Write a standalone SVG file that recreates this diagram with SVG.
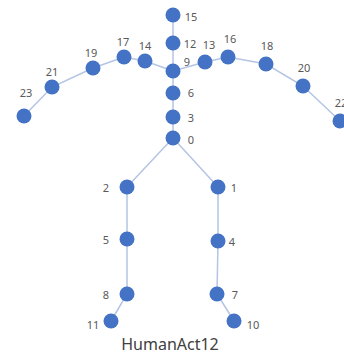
<svg xmlns="http://www.w3.org/2000/svg" width="344" height="355" viewBox="0 0 344 355">
  <style>
    .bone { stroke: #b4c4e4; stroke-width: 1.5; fill: none; }
    .joint circle { fill: #4472c4; }
    .joint text { font-family: "Noto Sans", "Liberation Sans", sans-serif; font-size: 11px; fill: #595959; text-anchor: middle; dominant-baseline: central; }
    .title { font-family: "Noto Sans", "Liberation Sans", sans-serif; font-size: 16px; fill: #404040; text-anchor: middle; }
  </style>
  <rect width="344" height="355" fill="#ffffff"/>

  <!-- skeleton bones -->
  <g id="connectors">
    <polyline class="bone" points="173,15 173,43 173,71 173,93 173,117 173,138"/>
    <polyline class="bone" points="173,71 145,61 124,57 93,68 52,87 24,116"/>
    <polyline class="bone" points="173,71 205,62 228,57 266,64 303,86 340,121"/>
    <polyline class="bone" points="173,138 127,187 127,239 127,294 111,321"/>
    <polyline class="bone" points="173,138 218,187 218,241 217,294 234,321"/>
  </g>

  <!-- joints -->
  <g id="j15" class="joint"><circle cx="173" cy="15" r="7.5"/><text x="191" y="16">15</text></g>
  <g id="j12" class="joint"><circle cx="173" cy="43" r="7.5"/><text x="190" y="43">12</text></g>
  <g id="j9" class="joint"><circle cx="173" cy="71" r="7.5"/><text x="187" y="61">9</text></g>
  <g id="j6" class="joint"><circle cx="173" cy="93" r="7.5"/><text x="191" y="92">6</text></g>
  <g id="j3" class="joint"><circle cx="173" cy="117" r="7.5"/><text x="191" y="117">3</text></g>
  <g id="j0" class="joint"><circle cx="173" cy="138" r="7.5"/><text x="191" y="139">0</text></g>

  <g id="j14" class="joint"><circle cx="145" cy="61" r="7.5"/><text x="145" y="45">14</text></g>
  <g id="j17" class="joint"><circle cx="124" cy="57" r="7.5"/><text x="123" y="41">17</text></g>
  <g id="j19" class="joint"><circle cx="93" cy="68" r="7.5"/><text x="91" y="52">19</text></g>
  <g id="j21" class="joint"><circle cx="52" cy="87" r="7.5"/><text x="52" y="71">21</text></g>
  <g id="j23" class="joint"><circle cx="24" cy="116" r="7.5"/><text x="26" y="92">23</text></g>

  <g id="j13" class="joint"><circle cx="205" cy="62" r="7.5"/><text x="209" y="44">13</text></g>
  <g id="j16" class="joint"><circle cx="228" cy="57" r="7.5"/><text x="230" y="38">16</text></g>
  <g id="j18" class="joint"><circle cx="266" cy="64" r="7.5"/><text x="267" y="45">18</text></g>
  <g id="j20" class="joint"><circle cx="303" cy="86" r="7.5"/><text x="304" y="67">20</text></g>
  <g id="j22" class="joint"><circle cx="340" cy="121" r="7.5"/><text x="341" y="102">22</text></g>

  <g id="j2" class="joint"><circle cx="127" cy="187" r="7.5"/><text x="106" y="187">2</text></g>
  <g id="j5" class="joint"><circle cx="127" cy="239" r="7.5"/><text x="106" y="239">5</text></g>
  <g id="j8" class="joint"><circle cx="127" cy="294" r="7.5"/><text x="106" y="294">8</text></g>
  <g id="j11" class="joint"><circle cx="111" cy="321" r="7.5"/><text x="93" y="324">11</text></g>

  <g id="j1" class="joint"><circle cx="218" cy="187" r="7.5"/><text x="234" y="187">1</text></g>
  <g id="j4" class="joint"><circle cx="218" cy="241" r="7.5"/><text x="232" y="241">4</text></g>
  <g id="j7" class="joint"><circle cx="217" cy="294" r="7.5"/><text x="235" y="294">7</text></g>
  <g id="j10" class="joint"><circle cx="234" cy="321" r="7.5"/><text x="253" y="324">10</text></g>

  <text class="title" x="170" y="350">HumanAct12</text>
</svg>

- - - - - - -

Keep the pictures out of the copy and return the rest of the data above exactly.

*PROBLEM SOLUTION*.
Write a standalone SVG file that recreates this diagram with SVG.
<svg xmlns="http://www.w3.org/2000/svg" width="344" height="355" viewBox="0 0 344 355">
  <style>
    .bone { stroke: #b4c4e4; stroke-width: 1.5; fill: none; }
    .joint circle { fill: #4472c4; }
    .joint text { font-family: "Noto Sans", "Liberation Sans", sans-serif; font-size: 11px; fill: #595959; text-anchor: middle; dominant-baseline: central; }
    .title { font-family: "Noto Sans", "Liberation Sans", sans-serif; font-size: 16px; fill: #404040; text-anchor: middle; }
  </style>
  <rect width="344" height="355" fill="#ffffff"/>

  <!-- skeleton bones -->
  <g id="connectors">
    <polyline class="bone" points="173,15 173,43 173,71 173,93 173,117 173,138"/>
    <polyline class="bone" points="173,71 145,61 124,57 93,68 52,87 24,116"/>
    <polyline class="bone" points="173,71 205,62 228,57 266,64 303,86 340,121"/>
    <polyline class="bone" points="173,138 127,187 127,239 127,294 111,321"/>
    <polyline class="bone" points="173,138 218,187 218,241 217,294 234,321"/>
  </g>

  <!-- joints -->
  <g id="j15" class="joint"><circle cx="173" cy="15" r="7.5"/><text x="191" y="16">15</text></g>
  <g id="j12" class="joint"><circle cx="173" cy="43" r="7.5"/><text x="190" y="43">12</text></g>
  <g id="j9" class="joint"><circle cx="173" cy="71" r="7.5"/><text x="187" y="61">9</text></g>
  <g id="j6" class="joint"><circle cx="173" cy="93" r="7.5"/><text x="191" y="92">6</text></g>
  <g id="j3" class="joint"><circle cx="173" cy="117" r="7.5"/><text x="191" y="117">3</text></g>
  <g id="j0" class="joint"><circle cx="173" cy="138" r="7.5"/><text x="191" y="139">0</text></g>

  <g id="j14" class="joint"><circle cx="145" cy="61" r="7.5"/><text x="145" y="45">14</text></g>
  <g id="j17" class="joint"><circle cx="124" cy="57" r="7.5"/><text x="123" y="41">17</text></g>
  <g id="j19" class="joint"><circle cx="93" cy="68" r="7.5"/><text x="91" y="52">19</text></g>
  <g id="j21" class="joint"><circle cx="52" cy="87" r="7.5"/><text x="52" y="71">21</text></g>
  <g id="j23" class="joint"><circle cx="24" cy="116" r="7.5"/><text x="26" y="92">23</text></g>

  <g id="j13" class="joint"><circle cx="205" cy="62" r="7.5"/><text x="209" y="44">13</text></g>
  <g id="j16" class="joint"><circle cx="228" cy="57" r="7.5"/><text x="230" y="38">16</text></g>
  <g id="j18" class="joint"><circle cx="266" cy="64" r="7.5"/><text x="267" y="45">18</text></g>
  <g id="j20" class="joint"><circle cx="303" cy="86" r="7.5"/><text x="304" y="67">20</text></g>
  <g id="j22" class="joint"><circle cx="340" cy="121" r="7.5"/><text x="341" y="102">22</text></g>

  <g id="j2" class="joint"><circle cx="127" cy="187" r="7.5"/><text x="106" y="187">2</text></g>
  <g id="j5" class="joint"><circle cx="127" cy="239" r="7.5"/><text x="106" y="239">5</text></g>
  <g id="j8" class="joint"><circle cx="127" cy="294" r="7.5"/><text x="106" y="294">8</text></g>
  <g id="j11" class="joint"><circle cx="111" cy="321" r="7.5"/><text x="93" y="324">11</text></g>

  <g id="j1" class="joint"><circle cx="218" cy="187" r="7.5"/><text x="234" y="187">1</text></g>
  <g id="j4" class="joint"><circle cx="218" cy="241" r="7.5"/><text x="232" y="241">4</text></g>
  <g id="j7" class="joint"><circle cx="217" cy="294" r="7.5"/><text x="235" y="294">7</text></g>
  <g id="j10" class="joint"><circle cx="234" cy="321" r="7.5"/><text x="253" y="324">10</text></g>

  <text class="title" x="170" y="350">HumanAct12</text>
</svg>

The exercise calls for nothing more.